◆ Instructions to follow
Search the listing for "with" and copy every line where it appears.

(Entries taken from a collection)
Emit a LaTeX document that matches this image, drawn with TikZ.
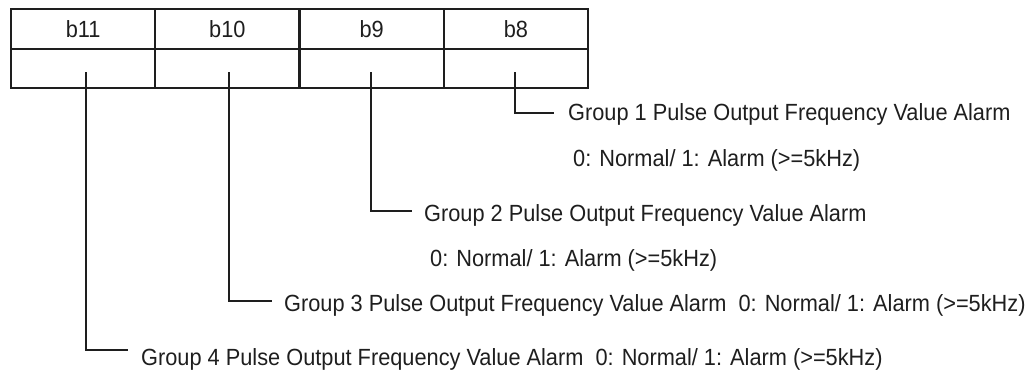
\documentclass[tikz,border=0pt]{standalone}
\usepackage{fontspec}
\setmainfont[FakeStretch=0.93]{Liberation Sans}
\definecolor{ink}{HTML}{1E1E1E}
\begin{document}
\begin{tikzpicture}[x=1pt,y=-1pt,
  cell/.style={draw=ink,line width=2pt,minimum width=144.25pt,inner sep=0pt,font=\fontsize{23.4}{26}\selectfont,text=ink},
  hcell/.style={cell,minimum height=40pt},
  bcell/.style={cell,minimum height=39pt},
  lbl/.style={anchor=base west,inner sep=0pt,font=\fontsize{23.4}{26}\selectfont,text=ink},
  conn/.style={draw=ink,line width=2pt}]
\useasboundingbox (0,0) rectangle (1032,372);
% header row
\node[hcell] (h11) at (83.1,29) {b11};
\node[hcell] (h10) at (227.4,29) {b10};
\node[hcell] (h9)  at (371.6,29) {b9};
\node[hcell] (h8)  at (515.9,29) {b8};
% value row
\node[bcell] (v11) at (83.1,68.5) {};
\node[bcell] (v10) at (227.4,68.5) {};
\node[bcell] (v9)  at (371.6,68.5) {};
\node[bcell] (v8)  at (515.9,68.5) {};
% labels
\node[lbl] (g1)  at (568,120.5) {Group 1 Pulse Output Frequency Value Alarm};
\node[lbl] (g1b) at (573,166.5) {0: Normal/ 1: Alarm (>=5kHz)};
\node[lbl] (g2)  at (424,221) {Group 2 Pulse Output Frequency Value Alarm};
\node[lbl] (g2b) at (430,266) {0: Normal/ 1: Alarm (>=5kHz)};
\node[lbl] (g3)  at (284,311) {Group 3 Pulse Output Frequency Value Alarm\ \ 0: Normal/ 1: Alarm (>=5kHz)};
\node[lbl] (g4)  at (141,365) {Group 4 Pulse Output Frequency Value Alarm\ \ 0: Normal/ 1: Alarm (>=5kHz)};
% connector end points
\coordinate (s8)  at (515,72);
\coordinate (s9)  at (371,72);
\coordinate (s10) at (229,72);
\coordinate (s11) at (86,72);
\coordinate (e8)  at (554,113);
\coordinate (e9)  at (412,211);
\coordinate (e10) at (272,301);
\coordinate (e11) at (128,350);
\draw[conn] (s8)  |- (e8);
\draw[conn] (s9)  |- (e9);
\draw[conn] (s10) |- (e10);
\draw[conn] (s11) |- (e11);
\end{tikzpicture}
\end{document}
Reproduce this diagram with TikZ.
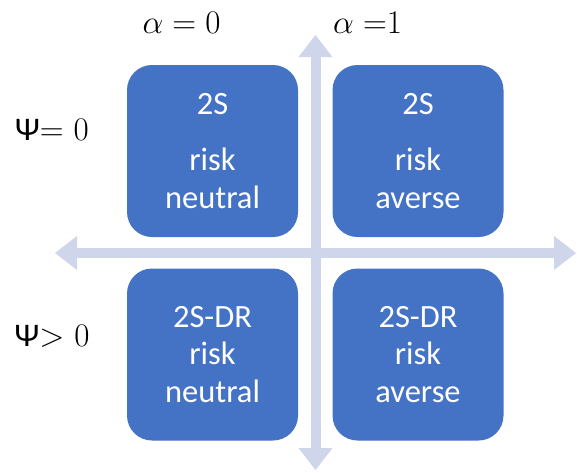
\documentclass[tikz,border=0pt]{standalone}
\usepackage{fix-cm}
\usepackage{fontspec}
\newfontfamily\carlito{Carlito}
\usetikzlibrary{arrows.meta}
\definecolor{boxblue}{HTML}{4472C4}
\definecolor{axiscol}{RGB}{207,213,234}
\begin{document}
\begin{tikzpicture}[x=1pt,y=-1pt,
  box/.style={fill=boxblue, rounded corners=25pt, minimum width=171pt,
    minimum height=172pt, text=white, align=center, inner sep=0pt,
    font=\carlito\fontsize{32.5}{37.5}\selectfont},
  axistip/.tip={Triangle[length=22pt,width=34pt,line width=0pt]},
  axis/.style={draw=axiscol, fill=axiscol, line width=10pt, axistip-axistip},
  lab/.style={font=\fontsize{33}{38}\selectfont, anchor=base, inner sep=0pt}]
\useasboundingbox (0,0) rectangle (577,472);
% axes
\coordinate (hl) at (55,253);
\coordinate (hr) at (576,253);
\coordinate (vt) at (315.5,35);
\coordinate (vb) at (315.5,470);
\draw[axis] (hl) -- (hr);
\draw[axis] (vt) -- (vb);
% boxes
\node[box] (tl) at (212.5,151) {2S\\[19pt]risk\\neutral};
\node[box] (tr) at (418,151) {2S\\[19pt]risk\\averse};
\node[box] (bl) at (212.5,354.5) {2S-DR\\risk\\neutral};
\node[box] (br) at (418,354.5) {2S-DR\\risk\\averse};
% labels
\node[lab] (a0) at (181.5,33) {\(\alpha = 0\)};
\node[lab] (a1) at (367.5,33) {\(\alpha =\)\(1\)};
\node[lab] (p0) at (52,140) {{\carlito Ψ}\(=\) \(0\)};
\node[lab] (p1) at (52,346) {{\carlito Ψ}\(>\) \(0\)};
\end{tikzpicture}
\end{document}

◆ Result for this exercise
Emit a LaTeX document that matches this image, drawn with TikZ.
Reproduce this diagram with TikZ.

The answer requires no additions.